Justice Clarence Thomas is joining public criticism of Joe Biden whose handling of Thomas’ 1991 Supreme Court confirmation hearings when he was a senator has been a flash point in the former vice president’s 2020 presidential campaign.
In a forthcoming documentary, “Created Equal: Clarence Thomas in His Own Words,” Thomas lashes out at Democrats and Biden, who chaired the Senate Judiciary Committee and oversaw his confirmation process.
“I felt as though in my life I had been looking at the wrong people as the people who would be problematic toward me. We were told that, ‘Oh, it’s gonna be the bigot in the pickup truck; it’s gonna be the Klansmen; it’s gonna be the rural sheriff,'” Thomas says in the film.
“But it turned out that through all of that, ultimately the biggest impediment was the modern day liberal,” he said of the experience. “They were the ones who would discount all those things because they have one issue or because they have the power to caricature you.”
ABC News was granted an early look at the documentary, which was produced by conservative filmmaker Michael Pack and Manifold Productions. It is set for theatrical release in early 2020 and is due to air on PBS next spring.
Thomas sat for more than 22 hours of interviews over a six-month period in 2018, according to the film’s publicist. Manifold has advertised the movie as a chance to “tell the Clarence Thomas story truly and fully, without cover-ups or distortions.”
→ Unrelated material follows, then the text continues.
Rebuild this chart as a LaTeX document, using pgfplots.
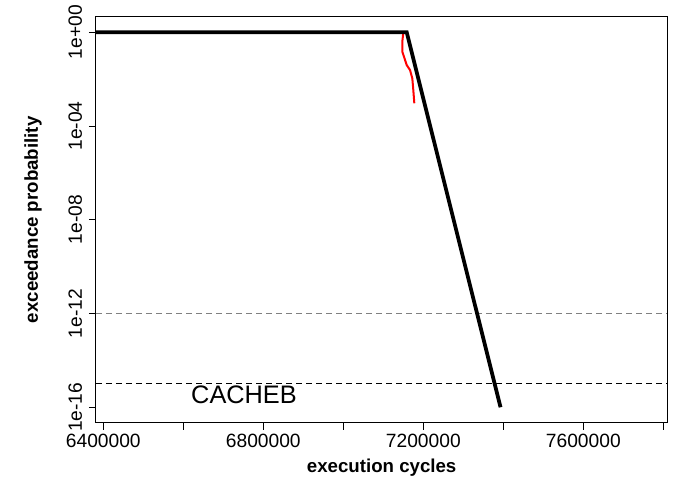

The movie also casts a spotlight on Biden, who has faced renewed criticism from his fellow Democrats for his treatment of Anita Hill, an African-American law professor who had accused Thomas of sexual harassment and testified publicly before the committee during the 1991 hearings. Biden called Hill to apologize earlier this year for his handling of the case.
Thomas has categorically denied Hill’s allegations.
“Do I have like stupid written on the back of my shirt? I mean come on. We know what this is all about,” Thomas says in the film. “People should just tell the truth: ‘This is the wrong black guy; he has to be destroyed.’ Just say it. Then now we’re at least honest with each other.”
“The idea was to get rid of me,” he says. “And then after I was there, it was to undermine me.”
While Thomas does not mention Biden by name, he is asked by filmmakers to respond directly to Biden’s line of questioning during the hearings on his views of natural law.
“I have no idea what he was talking about,” Thomas says of Biden.
“I understood what he was trying to do. I didn’t really appreciate it,” he added. “Natural law was nothing more than a way of tricking me into talking about abortion.”
In response to Thomas’ comments in the documentary, Bill Russo, Biden’s deputy communications director, said in a statement to ABC News, “Then-Senator Biden voted against Clarence Thomas in the Senate Judiciary Committee, he argued against him on the Senate floor, and he voted against his confirmation to a lifetime seat on the Supreme Court. It is no surprise that Justice Thomas does not have a positive view of him.”
The Senate confirmed Thomas by a vote of 52 to 48 on Oct. 15, 1991.
“Most of my opponents on the judiciary committee cared about only one thing,” Thomas says in the film. “How would I rule on abortion rights. You really didn’t matter and your life didn’t matter. What mattered is what they wanted and what they wanted was this particular issue.”
Thomas has long been an outspoken opponent of abortion rights and urged the court to reconsider established precedent.
“Having created the constitutional right to an abortion, this Court is dutybound to address its scope,” Thomas wrote earlier this year in a concurring opinion on an Indiana abortion law.
The film is a rare opportunity to hear directly from Thomas, who is famously quiet during oral arguments and shies away from public appearances. When he asked a question in May 2019, it was the first time Thomas had spoken in the courtroom in three years.
“We are judges not advocates,” he says of his silence. “It’s not my job to argue with lawyers. The referee in the game shouldn’t be a participant in the game.”
Thomas speaks at length about his journey from childhood in impoverished rural Georgia, to a stint in a Roman Catholic seminary, and on to the elite classrooms of Holy Cross and Yale. He describes his grandfather, a fuel oil deliveryman in Savannah, as one of the biggest influences on his life, teaching him determination and self-reliance.
Thomas says those values are what sustain him in the face of persistent criticism as a black conservative.
“There’s different sets of rules for different people,” he says. “If you criticize a black person who’s more liberal, you’re a racist. Whereas you can do whatever to me, or to now (HUD Secretary) Ben Carson, and that’s fine, because you’re not really black because you’re not doing what we expect black people to do.”